What, if any, remedies are appropriate?

42.   The owner requested a number of remedies flowing from her claim that the strata failed to remedy crawlspace water issues, as I have noted above.


 

43.   I find the strata has either completed the requested repairs, such as the perimeter drainage and foundation cracks of SL39, or the owner has failed to prove her claim such that other remedies are required.

44.   For example, there is no evidence to suggest the insulation or vapour barrier in crawlspace requires replacement. I acknowledge that WSP might have suspected water was wicking up through the concrete crawlspace floor and that the vapour barrier may have been damaged or non-existent, but the engineer’s final inspection in December 2017 did not suggest any further action was required unless liquid water was discovered in the crawlspace.

45.   There is also no evidence before me to suggest the exterior windows of SL39 are leaking, other than the glass block feature that I understand was repaired, or that a building envelope assessment is required. The interior window sills inside SL39 are not common property and are the owner’s responsibility to repair and maintain.

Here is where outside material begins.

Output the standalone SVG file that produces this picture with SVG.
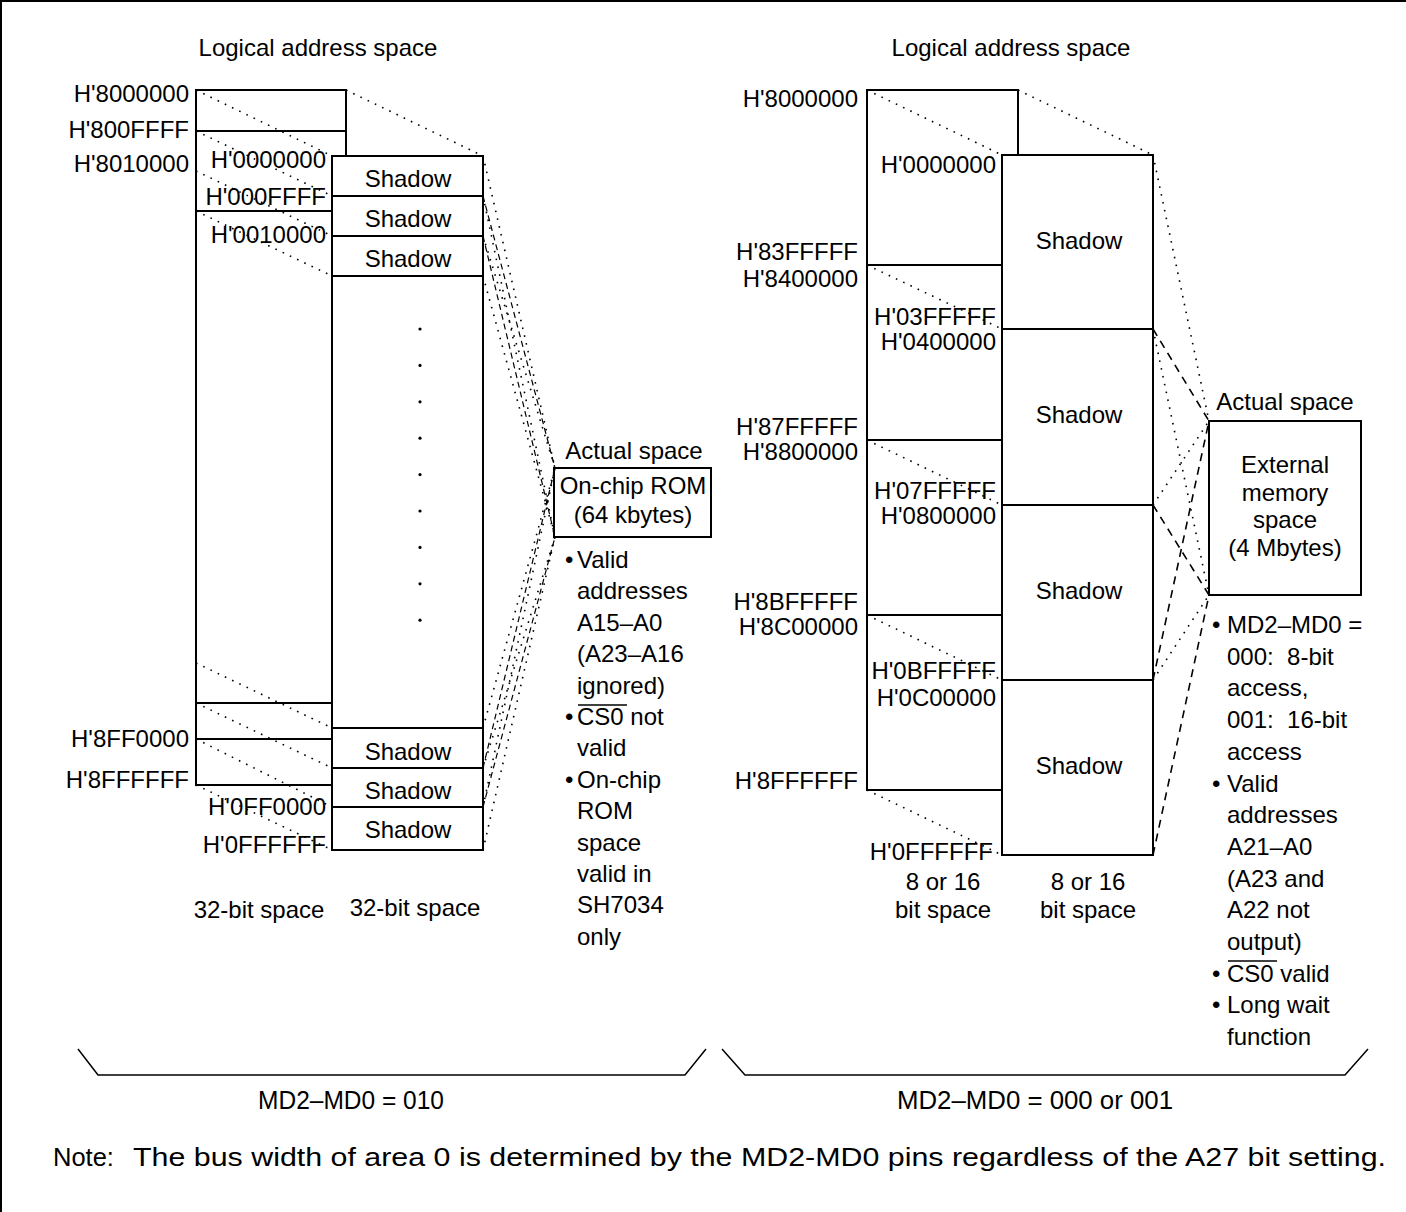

46.   As for the lifted patio slabs, no evidence has been provided to indicate the slabs were damaged by water or require repair at all. Similarly, the owner’s request for floor and furnace repairs, and the existence of mould have not been established.

47.   For all of these reasons, I dismiss the owner’s claims.

TRIBUNAL FEES AND EXPENSES

48.   Under section 49 of the Act, and the tribunal rules, the tribunal will generally order an unsuccessful party to reimburse a successful party for tribunal fees and reasonable dispute-related expenses. Here, I find the strata was the successful party but did not pay tribunal fees or claim dispute-related expenses.

49.   The strata corporation must comply with the provisions in section 189.4 of the SPA, such as not charging dispute-related expenses against the owner.


 

ORDER

50.   I dismiss the owner’s claims and this dispute.